John X se levantó del
banco, arreglando su uniforme, y estudió la multitud de gente que se abría paso
hacia la Gran Estación
Central. Buscó la chica cuyo corazón él conocía pero cuya cara nunca había
visto, la chica de la rosa. Su interés en ella había comenzado 13 meses antes
en una Biblioteca de Florida.
Tomando un libro del estante, se encontró intrigado, no por las palabras del
libro sino por las notas escritas en el margen. La escritura suave reflejaba un
alma pensativa y una mente brillante. En la parte del frente del libro
descubrió el nombre de la dueña anterior, la señorita Hollys Maynell. Con
tiempo y esfuerzo localizó su dirección. Ella vivía en Nueva York.
Él le escribió una
carta para presentarse y para invitarla a corresponderle. Al día siguiente,
John fue enviado por barco para servir en la Segunda Guerra
Mundial. Durante un año y un mes, los dos se conocieron a través del correo, y
un romance fue creciendo. John le pidió una fotografía, pero ella se negó. Ella
sentía que si a él de verdad le importaba, no importaría cómo ella luciera.

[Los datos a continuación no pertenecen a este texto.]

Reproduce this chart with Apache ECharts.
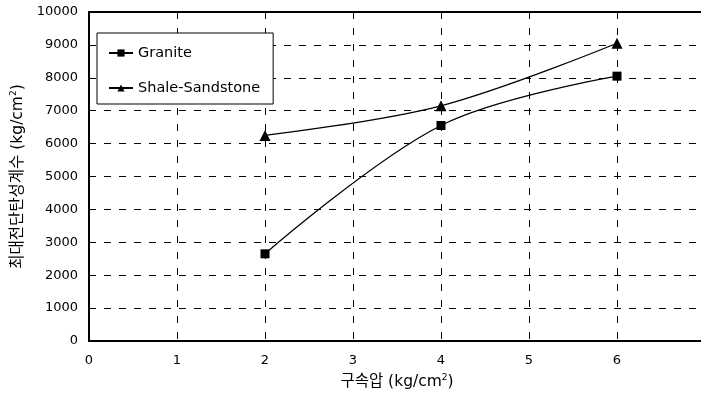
<!DOCTYPE html>
<html>
<head>
<meta charset="utf-8">
<script src="https://cdn.jsdelivr.net/npm/echarts@6/dist/echarts.min.js"></script>
<style>
  html, body { margin: 0; padding: 0; background: #fff; }
  #chart { width: 701px; height: 394px; }
</style>
</head>
<body>
<div id="chart"></div>
<script>
// Confining pressure (kg/cm^2)
const pressures = [2, 4, 6];
// Maximum shear modulus (kg/cm^2)
const graniteValues = [2650, 6550, 8050];
const shaleValues = [6250, 7150, 9050];
const seriesNames = ['Granite', 'Shale-Sandstone'];
const xTickLabels = ['0', '1', '2', '3', '4', '5', '6'];
const yTickValues = [0, 1000, 2000, 3000, 4000, 5000, 6000, 7000, 8000, 9000, 10000];

const font = 'DejaVu Sans, Noto Sans CJK KR, sans-serif';

const chart = echarts.init(document.getElementById('chart'), null, { renderer: 'canvas' });

chart.setOption({
  backgroundColor: '#fff',
  animation: false,
  textStyle: { fontFamily: font, color: '#000' },
  grid: {
    left: 89, top: 12, width: 616, height: 329,
    outerBoundsMode: 'none',
    containLabel: false,
    show: true, borderColor: '#000', borderWidth: 2,
    backgroundColor: 'transparent'
  },
  legend: {
    orient: 'vertical',
    left: 97, top: 33,
    padding: [12, 13, 8, 11],
    itemGap: 19,
    itemWidth: 24, itemHeight: 9,
    borderColor: '#000', borderWidth: 1,
    backgroundColor: '#fff',
    data: seriesNames,
    textStyle: { fontFamily: font, fontSize: 14.5, color: '#000', lineHeight: 16 }
  },
  xAxis: {
    type: 'value',
    min: 0, max: 7, interval: 1,
    name: '구속압 (kg/cm{sup|2})',
    nameLocation: 'middle',
    nameGap: 32,
    nameTextStyle: {
      fontFamily: font, fontSize: 15.5, color: '#000',
      rich: { sup: { fontSize: 9, padding: [0, 0, 9, 0], fontFamily: font } }
    },
    axisLine: { show: true, lineStyle: { color: '#000', width: 2 } },
    axisTick: { show: false },
    axisLabel: {
      fontFamily: font, fontSize: 13, color: '#000', margin: 13,
      formatter: v => (v < xTickLabels.length ? xTickLabels[v] : '')
    },
    splitLine: { show: true, lineStyle: { color: '#000', type: [7, 9], width: 1 } }
  },
  yAxis: {
    type: 'value',
    min: yTickValues[0], max: yTickValues[yTickValues.length - 1], interval: 1000,
    name: '최대전단탄성계수 (kg/cm{sup|2})',
    nameLocation: 'middle',
    nameGap: 62,
    nameRotate: 90,
    nameTextStyle: {
      fontFamily: font, fontSize: 15.5, color: '#000',
      rich: { sup: { fontSize: 9, padding: [0, 0, 9, 0], fontFamily: font } }
    },
    axisLine: { show: true, lineStyle: { color: '#000', width: 2 } },
    axisTick: { show: false },
    axisLabel: {
      fontFamily: font, fontSize: 13, color: '#000', margin: 11,
      formatter: v => String(v)
    },
    splitLine: { show: true, lineStyle: { color: '#000', type: [7, 8], width: 1 } }
  },
  series: [
    {
      name: seriesNames[0],
      type: 'line',
      smooth: 0.35,
      symbol: 'rect',
      symbolSize: 9,
      itemStyle: { color: '#000' },
      lineStyle: { color: '#000', width: 1.3 },
      data: pressures.map((p, i) => [p, graniteValues[i]])
    },
    {
      name: seriesNames[1],
      type: 'line',
      smooth: 0.35,
      symbol: 'triangle',
      symbolSize: 11,
      itemStyle: { color: '#000' },
      lineStyle: { color: '#000', width: 1.3 },
      data: pressures.map((p, i) => [p, shaleValues[i]])
    }
  ]
});
</script>
</body>
</html>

Cuando por fin llegó el día en que él regresaría de Europa, ellos arreglaron su
primer encuentro: A las 7:00 de la tarde, en la Gran Estación
Central de Nueva York: "Tú me reconocerás" ella dijo, "por la
rosa roja que llevaré en la solapa". Así que a las 7 John estaba en la
estación buscándola.
Dejaré que el señor X
les diga lo que sucedió: "Una joven mujer vino hacia mí, su figura era
alta y esbelta. Su cabello rubio y rizado se encontraba detrás de sus delicadas
orejas; sus ojos eran azules como flores. Sus labios y su mentón tenían una
gentil firmeza y en su traje verde pálido era como la primavera en vida.
Yo comencé a caminar
hacia ella sin darme cuenta que no llevaba la rosa. Mientras me movía, una
pequeña y provocativa sonrisa curvó sus labios: "¿Vas por mi vía,
marinero?" Murmuró ella. Casi incontrolablemente di un paso hacia ella y
entonces, vi a Hollis Maynell. Estaba parada casi directamente detrás de la
chica. Una mujer de más de 50 años, con cabello grisáceo y bajo un sombrero
gastado. Era más que regordeta, sus pies con gruesos tobillos descansaban en
zapatos de suela baja. La chica en el traje verde se iba rápidamente.
Sentí como si me
partiera en dos: Mi deseo tan agudo de seguirla, y a la vez tan profundo mi
anhelo por la mujer cuyo espíritu me había acompañado y apoyado. Y ahí estaba
ella. Su pálida y rolliza cara era gentil y sensible, sus ojos grises tenían un
brillo cálido y amigable... No vacilé: Mis dedos apretaron la pequeña y usada
copia de cuero del libro que era para identificarme con ella. Esto no sería
amor, pero sería algo preciado, algo quizá mejor que el amor, una amistad por
la que había y debía estar siempre agradecido.
Cuadré mis hombros,
saludé y le ofrecí el libro a la mujer, aunque mientras hablaba me sentí
ahogado por la amargura de mi decepción. Soy el Teniente John X, y usted debe
ser la Srta. Maynell.
Estoy muy contento que me pudiera conocer. ¿La puedo llevar a cenar? La cara de
la mujer se ensanchó en una sonrisa tolerante.
"No sé de qué se trata esto hijo" ella respondió, "pero la
señorita en el traje verde que se acaba de ir me rogó que usara esta rosa en mi
abrigo. Y ella dijo que si usted me invitaba a cenar yo le diría que lo está
esperando en el restaurante del frente. Ella dijo que era una clase de
prueba!"
No es difícil de
entender y admirar la sabiduría de la Srta. Maynell. La verdadera naturaleza de un
corazón se ve en su respuesta a lo no atractivo. "Dime a quien amas"
escribió Houssaye, "Y te diré quién eres".
Mateo 22:37
Jesús le dijo: Amarás al Señor tu Dios con todo tu corazón, y con toda tu alma,
y con toda tu mente.
1 Juan 4:21
Y nosotros tenemos este mandamiento de él: El que ama a Dios, ame también a su
hermano.
1 Juan 4:7
Amados, amémonos unos a otros; porque el amor es de Dios. Todo aquel que ama,
es nacido de Dios, y conoce a Dios.
1 Juan 2:15
No améis al mundo, ni las cosas que están en el mundo. Si alguno ama al mundo,
el amor del Padre no está en él.
1 Juan 2:10
El que ama a su hermano, permanece en la luz, y en él no hay tropiezo.